The question served as the mid-term assignment this semester in the Harvard Kennedy School (HKS) course “Global Europe: Democracy, Policy and Governance" (DPI 431), taught by Muriel Rouyer, adjunct professor in public policy at HKS and a professor of political science in France since 2004. It was Rouyer's idea to turn the assignment into an essay contest by engaging the Minda de Gunzburg Center for European Studies (CES) as the contest sponsor.
"As an expert on European democracy, I try to present the EU as a fascinating and challenging experience of transnational democracy in the making," Rouyer says. Her students were given free rein in formatting, with the only instruction being to be creative in answering the question relying upon the knowledge acquired in class.
"I think creativity is very important, even when dealing with 'path-dependent' policies," she says. "Europe is all too often perceived as an overly bureaucratic and boring matter and one way to escape this is to appropriate it in entertaining ways."

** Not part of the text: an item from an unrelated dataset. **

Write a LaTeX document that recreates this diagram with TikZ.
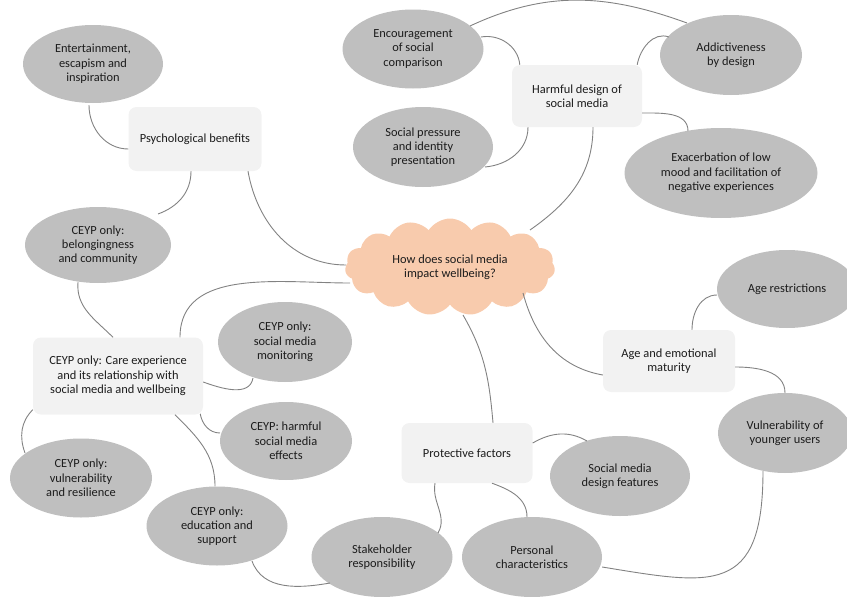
\documentclass[tikz,border=0pt]{standalone}
\usepackage{fontspec}
\setmainfont{Carlito}
\usetikzlibrary{shapes.geometric,shapes.symbols,calc}
\definecolor{ellfill}{RGB}{191,191,191}
\definecolor{boxfill}{RGB}{242,242,242}
\definecolor{cloudfill}{RGB}{248,203,173}
\definecolor{linecol}{RGB}{130,130,130}
\definecolor{txtcol}{RGB}{28,28,28}
\begin{document}
\begin{tikzpicture}[x=1pt,y=-1pt,
  every node/.style={font=\fontsize{12.4}{14.3}\selectfont, text=txtcol, align=center},
  oval/.style={ellipse, fill=ellfill, inner sep=0pt},
  topic/.style={rectangle, rounded corners=8pt, fill=boxfill, inner sep=2pt},
  conn/.style={draw=linecol, line width=0.9pt}]
\useasboundingbox (0,0) rectangle (847,597);
% cloud
\node[cloud, cloud puffs=15, cloud puff arc=115, aspect=2.15, fill=cloudfill,
      minimum width=210pt, minimum height=97pt, inner sep=0pt] (cloud) at (450,267) {How does social media\\impact wellbeing?};
% topics
\node[topic, minimum width=133pt, minimum height=64pt] (psy) at (195,139) {Psychological benefits};
\node[topic, minimum width=130pt, minimum height=62pt] (hd) at (577,96) {Harmful design of\\social media};
\node[topic, minimum width=170pt, minimum height=77pt] (care) at (118,376) {CEYP only: Care experience\\and its relationship with\\social media and wellbeing};
\node[topic, minimum width=131pt, minimum height=60pt] (prot) at (467,453) {Protective factors};
\node[topic, minimum width=132pt, minimum height=62pt] (age) at (669,361) {Age and emotional\\maturity};
% ovals
\node[oval, minimum width=140pt, minimum height=78pt] (ent) at (93,64) {Entertainment,\\escapism and\\inspiration};
\node[oval, minimum width=141pt, minimum height=79pt] (enc) at (413,49) {Encouragement\\of social\\comparison};
\node[oval, minimum width=140pt, minimum height=80pt] (sp) at (423,147) {Social pressure\\and identity\\presentation};
\node[oval, minimum width=142pt, minimum height=80pt] (add) at (731,55) {Addictiveness\\by design};
\node[oval, minimum width=193pt, minimum height=90pt] (exa) at (721,173) {Exacerbation of low\\mood and facilitation of\\negative experiences};
\node[oval, minimum width=146pt, minimum height=76pt] (bel) at (98,245) {CEYP only:\\belongingness\\and community};
\node[oval, minimum width=134pt, minimum height=80pt] (mon) at (285,342) {CEYP only:\\social media\\monitoring};
\node[oval, minimum width=132pt, minimum height=78pt] (harm) at (286,441) {CEYP: harmful\\social media\\effects};
\node[oval, minimum width=142pt, minimum height=79pt] (vul) at (81,478) {CEYP only:\\vulnerability\\and resilience};
\node[oval, minimum width=141pt, minimum height=79pt] (edu) at (217,526) {CEYP only:\\education and\\support};
\node[oval, minimum width=141pt, minimum height=80pt] (stake) at (382,557) {Stakeholder\\responsibility};
\node[oval, minimum width=140pt, minimum height=80pt] (pers) at (532,557) {Personal\\characteristics};
\node[oval, minimum width=140pt, minimum height=80pt] (smd) at (620,476) {Social media\\design features};
\node[oval, minimum width=140pt, minimum height=78pt] (ar) at (787,289) {Age restrictions};
\node[oval, minimum width=134pt, minimum height=80pt] (vy) at (785,433) {Vulnerability of\\younger users};
% connectors
\draw[conn] ($(ent.south)+(-4,2)$) to[out=-90,in=180] ($(psy.west)+(0,10)$);
\draw[conn] ($(psy.south)+(-4,0)$) to[out=-90,in=20] ($(bel)+(60,-31)$);
\draw[conn] ($(psy.south)+(53,0)$) to[out=-80,in=180] ($(cloud)+(-104,-2)$);
\draw[conn] ($(cloud)+(-100,16)$) to[out=180,in=90] ($(care.north)+(62,0)$);
\draw[conn] ($(bel)+(-20,37)$) to[out=-95,in=135] ($(care.north)+(-5,0)$);
\draw[conn] ($(care.east)+(0,6)$) to[out=-20,in=-100] ($(mon)+(-32,36)$);
\draw[conn] ($(care.south east)+(-3,-1)$) to[out=-80,in=180] ($(harm)+(-66,-8)$);
\draw[conn] ($(care.south west)+(0,-5)$) to[out=-135,in=110] ($(vul)+(-56,-25)$);
\draw[conn] ($(care.south)+(57,0)$) to[out=-45,in=90] ($(edu.north)+(-2,0)$);
\draw[conn] ($(edu)+(35,35)$) to[out=-70,in=190] ($(stake)+(-52,26)$);
\draw[conn] ($(stake)+(56,-24)$) to[out=60,in=-100] ($(prot.south)+(-32,0)$);
\draw[conn] ($(prot.south)+(25,0)$) to[out=-20,in=90] ($(pers)+(-5,-40)$);
\draw[conn] ($(prot.east)+(0,-10)$) to[out=30,in=150] ($(smd)+(-33,-35)$);
\draw[conn] ($(cloud)+(13,48)$) to[out=-60,in=95] ($(prot.north)+(26,0)$);
\draw[conn] ($(cloud)+(73,26)$) to[out=-75,in=170] ($(age.west)+(0,14)$);
\draw[conn] ($(cloud)+(80,-37)$) to[out=35,in=-90] ($(hd.south)+(16,0)$);
\draw[conn] ($(hd.north west)+(8,0)$) to[out=95,in=10] ($(enc)+(68,-12)$);
\draw[conn] ($(enc)+(57,-23)$) to[out=25,in=160] ($(add)+(-44,-32)$);
\draw[conn] ($(hd.north east)+(-5,0)$) to[out=80,in=160] ($(add)+(-62,-18)$);
\draw[conn] ($(sp)+(62,20)$) to[out=5,in=-90] ($(hd.south)+(-49,0)$);
\draw[conn] ($(hd.east)+(0,17)$) to[out=0,in=90] ($(exa)+(-33,-42)$);
\draw[conn] ($(age.north)+(23,0)$) to[out=90,in=180] ($(ar)+(-70,6)$);
\draw[conn] ($(age.east)+(0,6)$) to[out=0,in=90] (vy.north);
\draw[conn] ($(vy)+(-22,38)$) .. controls +(0,125) and +(110,18) .. ($(pers.east)+(0,10)$);
\end{tikzpicture}
\end{document}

The result was an interesting and often entertaining smorgasbord of diverse and provocative papers -- ranging from a political fiction where the (future) president of the EU reflects on the federal evolution of the Union, to a play featuring a heated family discussion about Europe and democracy; from a chart with different criteria of democracy to a Machiavelli-like essay on what to expect from democracy in Europe. Rouyer says the submissions included both serious academic reflections and some very personal testimony of how the EU helped civil society awaken democracy in Romania.
The contest winner was Harvard Graduate School of Education (GSE) student Leah Schabas with her creative and visionary short story written in the spirit of Voltaire, “The Case of the Cucumber,” a clever tale about two young students who crisscross Europe searching for avenues to effect political change.
"HKS and Harvard students have great talent and yes, Europe too has talent (although it is heavily tested at the moment)," Rouyer says. "I certainly hope that I was able as professor to help build a bridge between the two and encourage creative thinking about democracy. What better place than HKS to do that?"